Il a constaté que cette baisse s’expliquait si l’on « comparait des pommes et des poires », c’est-à-dire si l’on procédait à une réévaluation du panier de la ménagère pour définir le seuil de pauvreté en 2014. Selon Reyntjens, si le même panier avait été utilisé en 2011 et en 2014, la pauvreté aurait au contraire augmenté de cinq à sept points de pourcentage.
Un chercheur de l’Université de Louvain, Sam Desiere, conclut quant à lui que la baisse du taux officiel de pauvreté est basée sur un taux d’inflation officiel artificiellement bas pour les biens alimentaires. En effet, selon ses calculs, ce taux ne serait pas de 5,3 %, mais de 9,4 % par an.
Dans un article paru au mois d’août, The Economist souligne que « d’autres universitaires travaillant sur ces mêmes chiffres estiment que la hausse des prix à elle seule aurait augmenter la pauvreté de sept points de pourcentage ». Il ajoute néanmoins qu’au vu de la forte croissance économique rwandaise, environ 8 % par an, il serait surprenant que la pauvreté ait pu augmenter dans les proportions calculées par Reyntjens et Desiere. L’article insiste toutefois sur les études académiques suggérant que le Rwanda aurait également gonflé ces derniers chiffres.
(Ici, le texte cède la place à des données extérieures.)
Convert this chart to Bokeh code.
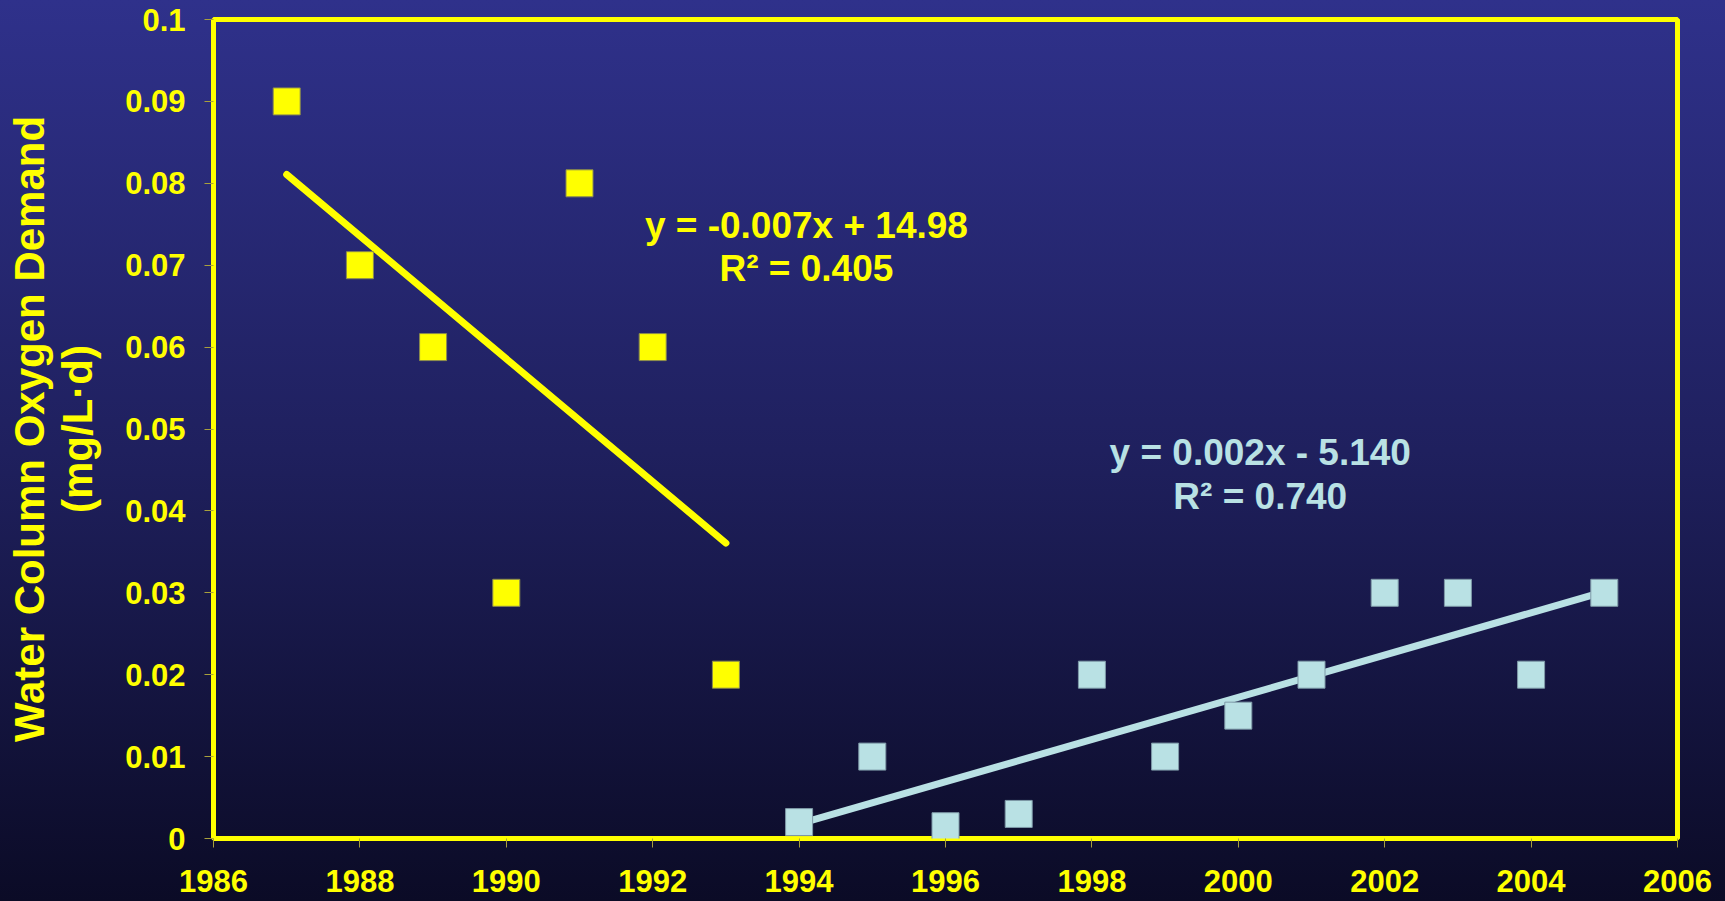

Toujours en août, le Financial Times rapportait qu’en 2015, un groupe d’économistes de la Banque mondiale aurait adressé aux dirigeants de l’organisation une note confidentielle dans laquelle ils apportaient leur soutien à ceux qui doutaient des statistiques mirobolantes du Rwanda en matière de développement. Cette note a de toute évidence été ignorée. « Remettre en question les statistiques du Rwanda peut ne paraître qu’une simple dispute au sujet de chiffres. Mais il s’agit de bien plus que cela. C’est la réputation de M. Kagame et du modèle de développement qu’il incarne qui est en jeu » insiste The Economist.
Ses détracteurs espèrent que, à l’instar d’Icare, Kagame finira par se brûler les ailes et s’écraser. D’autres pensent toutefois qu’il parviendra, comme à son habitude, à surmonter cette déconvenue et poursuivra son essor.